1) Relações sociais profundas, seguras e interconectadas.
2) Habilidades de sentir, refletir, ressignificar emoções.

Bauman em seu livro “Amores Líquidos” analisa esse fenômeno de pouca tolerância ao desconforto nas ociedades atuais. E, em suas observações, conclui que as relações estão cada vez mais descartáveis quanto expostas ao menor sinal de descontentamento/frustração.

Verdade ou não tal ponto de vista, o fato é que estamos vivendo tempos de pessoas cada vez mais isoladas (com vínculos abstratos e meios não humanos de conexao- redes sociais) e cada vez mais adoecidas. As taxas de depressão e transtornos de ansiedade só aumentam a cada dia e em todo o mundo.

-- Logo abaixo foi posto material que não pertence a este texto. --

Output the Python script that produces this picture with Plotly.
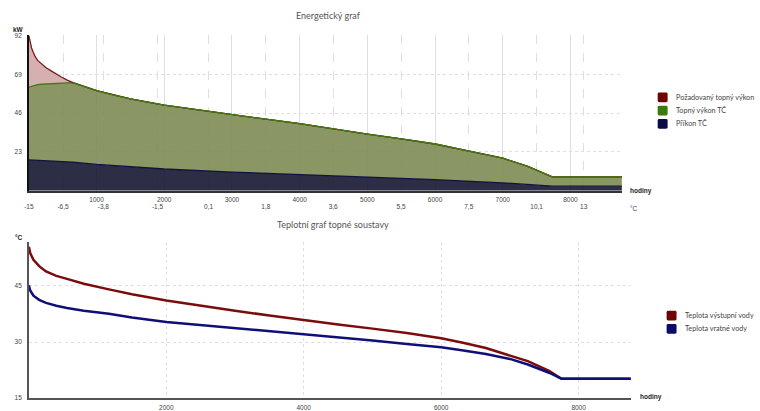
import plotly.graph_objects as go

W, H = 760, 411

# ---------------- data: energy chart ----------------
hours_demand = [0, 10, 20, 40, 65, 90, 130, 185, 250, 330, 400, 480, 560, 650,
                1000, 1250, 1500, 2000, 2500, 3000, 3500, 4000, 4500, 5000,
                5500, 6000, 6540, 7000, 7370, 7730, 8760]
demand_kw = [92, 89.5, 87.5, 84.6, 82.0, 79.7, 77.2, 75.2, 73.0, 71.0, 69.2, 67.4, 65.7, 64.1,
             59.3, 56.7, 54.4, 50.7, 47.8, 45.0, 42.4, 39.8, 36.6, 33.5,
             30.7, 27.7, 23.2, 19.3, 14.4, 8.2, 8.2]
hp_output_kw = [61.2, 61.5, 61.7, 61.9, 62.2, 62.6, 62.9, 63.1, 63.3, 63.5, 63.6, 63.8, 63.9, 64.1,
                59.3, 56.7, 54.4, 50.7, 47.8, 45.0, 42.4, 39.8, 36.6, 33.5,
                30.7, 27.7, 23.2, 19.3, 14.4, 8.2, 8.2]
hours_input = [0, 650, 1000, 1500, 2000, 3000, 4000, 5000, 6000, 7000, 7730, 8760]
input_kw = [18.3, 17.0, 15.6, 14.2, 12.9, 11.1, 9.6, 8.2, 6.6, 4.7, 2.7, 2.7]

hour_ticks = [1000, 2000, 3000, 4000, 5000, 6000, 7000, 8000]
temp_tick_hours = [0, 505, 1100, 1900, 2655, 3500, 4495, 5498, 6498, 7500, 8195]
temp_tick_labels = ["-15", "-6,5", "-3,8", "-1,5", "0,1", "1,8", "3,6", "5,5", "7,5", "10,1", "13"]
kw_ticks = [23, 46, 69, 92]

# ---------------- data: temperature chart ----------------
hours_temp = [0, 20, 67, 150, 250, 400, 555, 800, 1165, 1500, 2000, 2500, 3000, 3500,
              4000, 4500, 5000, 5500, 6000, 6300, 6650, 7000, 7260, 7570, 7750, 8760]
supply_c = [55.5, 53.8, 52.0, 50.3, 48.9, 47.7, 46.9, 45.6, 44.1, 42.8, 41.1, 39.7, 38.4, 37.1,
            35.8, 34.7, 33.6, 32.4, 31.0, 29.9, 28.4, 26.5, 24.9, 22.3, 20.2, 20.2]
return_c = [45.2, 43.8, 42.4, 41.3, 40.5, 39.7, 39.1, 38.4, 37.6, 36.6, 35.4, 34.6, 33.8, 33.0,
            32.1, 31.3, 30.4, 29.5, 28.6, 27.8, 26.8, 25.5, 24.0, 21.8, 20.2, 20.2]
temp_hour_ticks = [2000, 4000, 6000, 8000]
temp_ticks = [15, 30, 45]

legend_top = ["Požadovaný topný výkon", "Topný výkon TČ", "Příkon TČ"]
legend_top_colors = ["#6e0505", "#3b7a0c", "#0b0b45"]
legend_bot = ["Teplota výstupní vody", "Teplota vratné vody"]
legend_bot_colors = ["#6e0505", "#0b0b6e"]


def px(x):
    return x / W


def py(y):
    return 1 - y / H


TICKFONT = dict(family="Liberation Sans, Arial", size=6.5, color="#444")
TXTFONT = dict(family="Lato, sans-serif", size=7.2, color="#444")

fig = go.Figure()

fig.add_trace(go.Scatter(x=hours_input, y=input_kw, mode="lines", fill="tozeroy",
                         line=dict(color="#10133f", width=1.3), fillcolor="rgba(21,23,49,0.9)",
                         xaxis="x", yaxis="y", hoverinfo="skip"))
fig.add_trace(go.Scatter(x=hours_demand, y=hp_output_kw, mode="lines", fill="tonexty",
                         line=dict(color="#3f7d14", width=1.3), fillcolor="rgba(125,139,82,0.9)",
                         xaxis="x", yaxis="y", hoverinfo="skip"))
fig.add_trace(go.Scatter(x=hours_demand, y=demand_kw, mode="lines", fill="tonexty",
                         line=dict(color="#7b1a1a", width=1.3), fillcolor="rgba(209,167,167,0.9)",
                         xaxis="x", yaxis="y", hoverinfo="skip"))
fig.add_trace(go.Scatter(x=hours_demand[13:], y=hp_output_kw[13:], mode="lines",
                         line=dict(color="#3f7d14", width=1.3),
                         xaxis="x", yaxis="y", hoverinfo="skip"))
fig.add_trace(go.Scatter(x=hours_input, y=input_kw, mode="none",
                         xaxis="x2", yaxis="y", hoverinfo="skip"))

fig.add_trace(go.Scatter(x=hours_temp, y=supply_c, mode="lines",
                         line=dict(color="#7a0c0c", width=2.5),
                         xaxis="x3", yaxis="y3", hoverinfo="skip"))
fig.add_trace(go.Scatter(x=hours_temp, y=return_c, mode="lines",
                         line=dict(color="#0f0f78", width=2.5),
                         xaxis="x3", yaxis="y3", hoverinfo="skip"))

grid = "#dedee6"
fig.update_layout(
    width=W, height=H, margin=dict(l=0, r=0, t=0, b=0),
    paper_bgcolor="white", plot_bgcolor="white", showlegend=False,
    xaxis=dict(domain=[px(24), px(621)], range=[0, 8760], anchor="y",
               tickvals=hour_ticks, ticks="", tickfont=TICKFONT, ticklabelstandoff=2,
               showgrid=True, gridcolor=grid, gridwidth=1,
               showline=True, linecolor="#333", linewidth=1.5, zeroline=False),
    xaxis2=dict(overlaying="x", anchor="y", range=[0, 8760], side="bottom",
                tickvals=temp_tick_hours, ticktext=temp_tick_labels, ticks="",
                tickfont=TICKFONT, ticklabelstandoff=11,
                showgrid=True, gridcolor=grid, griddash="dash", gridwidth=1,
                showline=False, zeroline=False),
    yaxis=dict(domain=[py(190), py(32)], range=[0, 92], anchor="x",
               tickvals=kw_ticks, ticks="", tickfont=TICKFONT, ticklabelstandoff=4,
               showgrid=True, gridcolor=grid, griddash="dot",
               showline=True, linecolor="#111", linewidth=1.5, zeroline=False),
    xaxis3=dict(domain=[px(24), px(630)], range=[0, 8760], anchor="y3",
                tickvals=temp_hour_ticks, ticks="", tickfont=TICKFONT, ticklabelstandoff=2,
                showgrid=True, gridcolor=grid, griddash="dot",
                showline=True, linecolor="#555", linewidth=1.5, zeroline=False),
    yaxis3=dict(domain=[py(401), py(242)], range=[15, 56.8], anchor="x3",
                tickvals=temp_ticks, ticks="", tickfont=TICKFONT, ticklabelstandoff=4,
                showgrid=True, gridcolor=grid, griddash="dot",
                showline=True, linecolor="#555", linewidth=1.5, zeroline=False),
)

ann = []


def add_text(text, x, y, xanchor="center", bold=False, font=None):
    f = dict(font or TICKFONT)
    ann.append(dict(text=f"<b>{text}</b>" if bold else text, x=px(x), y=py(y),
                    xref="paper", yref="paper", xanchor=xanchor, yanchor="middle",
                    showarrow=False, font=f))


add_text("Energetický graf", 326, 12, font=dict(family="Lato, sans-serif", size=9, color="#555"))
add_text("Teplotní graf topné soustavy", 330, 224, font=dict(family="Lato, sans-serif", size=9, color="#555"))
add_text("kW", 14, 26, bold=True, font=dict(TICKFONT, color="#222"))
add_text("hodiny", 627, 190, xanchor="left", bold=True, font=dict(TICKFONT, color="#222"))
add_text("°C", 627, 208, xanchor="left")
add_text("°C", 14, 238, bold=True, font=dict(TICKFONT, color="#222"))
add_text("hodiny", 637, 400, xanchor="left", bold=True, font=dict(TICKFONT, color="#222"))

shapes = []


def rounded_rect(x0, y0, x1, y1, color, r=1.5):
    X0, X1 = px(x0), px(x1)
    Y0, Y1 = py(y0), py(y1)
    rx, ry = r / W, r / H
    path = (f"M {X0+rx},{Y0} L {X1-rx},{Y0} Q {X1},{Y0} {X1},{Y0-ry} "
            f"L {X1},{Y1+ry} Q {X1},{Y1} {X1-rx},{Y1} L {X0+rx},{Y1} "
            f"Q {X0},{Y1} {X0},{Y1+ry} L {X0},{Y0-ry} Q {X0},{Y0} {X0+rx},{Y0} Z")
    shapes.append(dict(type="path", path=path, xref="paper", yref="paper",
                       fillcolor=color, line=dict(width=0)))


for i, (lab, col) in enumerate(zip(legend_top, legend_top_colors)):
    yc = 95 + i * 13.5
    rounded_rect(657, yc - 5, 667, yc + 5, col)
    add_text(lab, 673, yc, xanchor="left", font=TXTFONT)

for i, (lab, col) in enumerate(zip(legend_bot, legend_bot_colors)):
    yc = 317 + i * 13.5
    rounded_rect(666, yc - 5, 676, yc + 5, col)
    add_text(lab, 682, yc, xanchor="left", font=TXTFONT)

fig.update_layout(annotations=ann, shapes=shapes)
fig.write_html("out.html", config={"displayModeBar": False},
               post_script="document.body.style.margin='0';")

Toda essa discussão me deixa bastante reflexiva. Afinal, todo meu movimento profissional e de vida vai na contra mão dessa atmosfera superficial. Não me caibo em absolutamente nada que não se configura “de verdade”. Em todo meu processo de busca sobre meu propósito de vida- jornada essa muito complexa, intensa, desconfortável e libertadora- me vi tomando consciência sobre a importância de presença em vida. Não é processo fácil esse de se apropriar do que é seu e, a partir dessa reintegração, ir em busca de caminhos valorosos. Mas, é necessário! E em todo essa busca de respostas, encontrei (talvez a palavra certa seja “reascendi”) uma certeza que tanto tentei silenciar em mim: o poder do amor. Amor em tudo que acredito, por tudo que faço. Amor de estar em vida e de poder senti-la através de tantas portas e dimensões. Mas, acima de tudo, o amor pelas pessoas que a mim são tão importantes.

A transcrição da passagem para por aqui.